代码随想录刷题第4天|LeetCode24、LeetCode19、LeetCode160、LeetCode142

1、LeetCode24 两两交换链表中的节点

题目链接：24、两两交换链表中的节点

要想清楚终止条件，cur每次指向要交换的两个节点的前一个节点，cur = cur->next->next;

若链表元素个数为偶数 , 则最后时刻 cur->next = NULL；

若链表元素个数为奇数，则最后时刻 cur->next->next = NULL;

最后要返回 dummyHead->next, 因为交换节点后 head 为 “2”，不是原来的 “1”。

class Solution {
public:
    ListNode* swapPairs(ListNode* head) {
        ListNode * dummyHead = new ListNode(0);
        dummyHead->next = head;
        ListNode * cur = dummyHead;

        while(cur->next!=NULL && cur->next->next!=NULL)
        {
            ListNode * temp = cur->next;
            ListNode * temp1 = cur->next->next->next;

            cur->next = cur->next->next;
            cur->next->next = temp;
            cur->next->next->next = temp1;

            cur = cur->next->next;
        }

        return dummyHead->next;
    }
};

2、LeetCode19 删除链表的倒数第N个节点

题目链接：19、删除链表的倒数第N个节点

用快慢指针，快指针先向后移动N+1个节点，然后当快指针不为NULL时，快慢指针一起向后移动，快指针为NULL时，慢指针刚好移动到 倒数第N个节点的前一个节点。

class Solution {
public:
    ListNode* removeNthFromEnd(ListNode* head, int n) {
        ListNode * dummyHead = new ListNode(0);
        dummyHead->next = head;
        ListNode * fast = dummyHead;
        ListNode * slow = dummyHead;

        n++;
        while(n-- && fast!=NULL)
        {
            fast = fast->next;
        }
        while(fast!=NULL)
        {
            fast = fast->next;
            slow = slow->next;
        }

        ListNode * temp = slow->next;
        slow->next = slow->next->next;
        delete temp;

        return dummyHead->next;
    }
};

3、LeetCode160 链表相交

题目链接：160 链表相交

class Solution {
public:
    ListNode *getIntersectionNode(ListNode *headA, ListNode *headB) {
        ListNode * cura = headA;
        ListNode * curb = headB;
        int lenA = 0;
        int lenB = 0;

        while(cura)
        {
            lenA++;
            cura = cura->next;
        }
        while(curb)
        {
            lenB++;
            curb = curb->next;
        }
        cura = headA;
        curb = headB;
        
        // 让curA为最长链表的头，lenA为其长度
        if (lenB > lenA)
        {
            swap(lenA,lenB);
            swap(cura,curb);
        }

        //求长度差
        int gap = lenA - lenB;
        while (gap--)
        {
            cura = cura->next;
        }

        while(cura)
        {
            if (cura == curb)
            {
                return cura;
            }
            cura = cura->next;
            curb = curb->next;
        }
        return NULL;
    }
};

4、LeetCode142 环形链表

题目链接：142、环形链表

找相遇节点，相遇节点和头结点同时出发，相遇时即为环形入口节点。

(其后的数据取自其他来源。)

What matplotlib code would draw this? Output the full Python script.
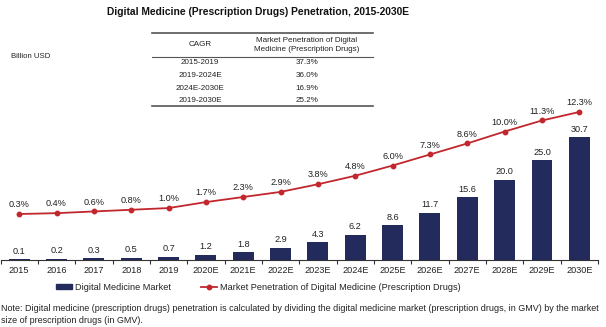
import numpy as np
import matplotlib
matplotlib.use("Agg")
import matplotlib.pyplot as plt
from matplotlib.lines import Line2D
from matplotlib.patches import Patch

plt.rcParams["font.family"] = ["Liberation Sans", "DejaVu Sans"]

years = ["2015", "2016", "2017", "2018", "2019", "2020E", "2021E", "2022E",
         "2023E", "2024E", "2025E", "2026E", "2027E", "2028E", "2029E", "2030E"]
market = [0.1, 0.2, 0.3, 0.5, 0.7, 1.2, 1.8, 2.9, 4.3, 6.2, 8.6, 11.7, 15.6, 20.0, 25.0, 30.7]
penetration = [0.3, 0.4, 0.6, 0.8, 1.0, 1.7, 2.3, 2.9, 3.8, 4.8, 6.0, 7.3, 8.6, 10.0, 11.3, 12.3]

cagr_periods = ["2015-2019", "2019-2024E", "2024E-2030E", "2019-2030E"]
cagr_values = ["37.3%", "36.0%", "16.9%", "25.2%"]

BAR_COLOR = "#232a5c"
LINE_COLOR = "#c1272d"
TEXT_COLOR = "#222222"

W, H = 606, 327
fig = plt.figure(figsize=(W / 100, H / 100), dpi=100)


def fx(px):
    return px / W


def fy(py):
    return 1 - py / H


ax = fig.add_axes([fx(0.5), fy(259.5), fx(597.5), (259.5 - 100) / H])
x = np.arange(len(years))

ax.bar(x, market, width=0.56, color=BAR_COLOR, zorder=2)
for xi, v in zip(x, market):
    ax.annotate(f"{v:.1f}", (xi, v), xytext=(0, 2.5), textcoords="offset points",
                ha="center", va="bottom", fontsize=6.6, color=TEXT_COLOR)

ax.set_xlim(-0.5, len(years) - 0.5)
ax.set_ylim(0, 40.1)
ax.set_yticks([])
for s in ["top", "left", "right"]:
    ax.spines[s].set_visible(False)
ax.spines["bottom"].set_color("#333333")
ax.spines["bottom"].set_linewidth(0.8)
ax.set_xticks(x)
ax.set_xticklabels(years, fontsize=6.6, color=TEXT_COLOR)
ax.tick_params(axis="x", which="major", length=0, pad=5)
ax.set_xticks(np.arange(-0.5, len(years)), minor=True)
ax.tick_params(axis="x", which="minor", length=3, width=0.8, color="#333333")

ax2 = ax.twinx()
ax2.plot(x, penetration, color=LINE_COLOR, lw=1.3, marker="o", ms=3.2, zorder=3)
for xi, v in zip(x, penetration):
    ax2.annotate(f"{v:.1f}%", (xi, v), xytext=(0, 3.5), textcoords="offset points",
                 ha="center", va="bottom", fontsize=6.6, color=TEXT_COLOR)
ax2.set_ylim(-5.05, 13.71)
ax2.set_yticks([])
for s in ["top", "left", "right", "bottom"]:
    ax2.spines[s].set_visible(False)

fig.text(fx(258), fy(12), "Digital Medicine (Prescription Drugs) Penetration, 2015-2030E",
         ha="center", va="center", fontsize=7.4, fontweight="bold", color="#111111")
fig.text(fx(31), fy(56), "Billion USD", ha="center", va="center", fontsize=5.6, color=TEXT_COLOR)

# CAGR table
tl, tr = fx(152), fx(373)
for py, lw in [(33, 1.2), (56.5, 0.8), (106, 1.2)]:
    fig.add_artist(Line2D([tl, tr], [fy(py), fy(py)], color="#555555", lw=lw))
fig.text(fx(200), fy(45), "CAGR", ha="center", va="center", fontsize=5.8, color=TEXT_COLOR)
fig.text(fx(307), fy(45), "Market Penetration of Digital\nMedicine (Prescription Drugs)",
         ha="center", va="center", fontsize=5.8, color=TEXT_COLOR, linespacing=1.3)
for i, (p, v) in enumerate(zip(cagr_periods, cagr_values)):
    py = 62.5 + i * 12.8
    fig.text(fx(200), fy(py), p, ha="center", va="center", fontsize=5.8, color=TEXT_COLOR)
    fig.text(fx(307), fy(py), v, ha="center", va="center", fontsize=5.8, color=TEXT_COLOR)

handles = [Patch(color=BAR_COLOR, label="Digital Medicine Market"),
           Line2D([], [], color=LINE_COLOR, lw=1.3, marker="o", ms=3.2,
                  label="Market Penetration of Digital Medicine (Prescription Drugs)")]
fig.legend(handles=handles, loc="center", bbox_to_anchor=(fx(258), fy(287)), ncol=2,
           frameon=False, fontsize=6.6, handlelength=1.75, handleheight=0.5,
           handletextpad=0.3, columnspacing=3.3, labelcolor=TEXT_COLOR)

fig.text(fx(1), fy(314.5),
         "Note: Digital medicine (prescription drugs) penetration is calculated by dividing the "
         "digital medicine market (prescription drugs, in GMV) by the market\n"
         "size of prescription drugs (in GMV).",
         ha="left", va="center", fontsize=6.5, color=TEXT_COLOR, linespacing=1.45)

fig.savefig("out.png", dpi=100)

（太厉害了，自己是想不出来。）

class Solution {
public:
    ListNode *detectCycle(ListNode *head) {
        ListNode * fast = head;
        ListNode * slow = head;

        while (fast!=NULL && fast->next!=NULL)
        {

            slow = slow->next;
            fast = fast->next->next;
            if(slow == fast)
            {
                ListNode * index1 = head;
                ListNode * index2 = fast;
                while (index1 != index2)
                {
                    index1 = index1->next;
                    index2 = index2->next;
                }
                return index1;
            }
        }
        return NULL;
    }
};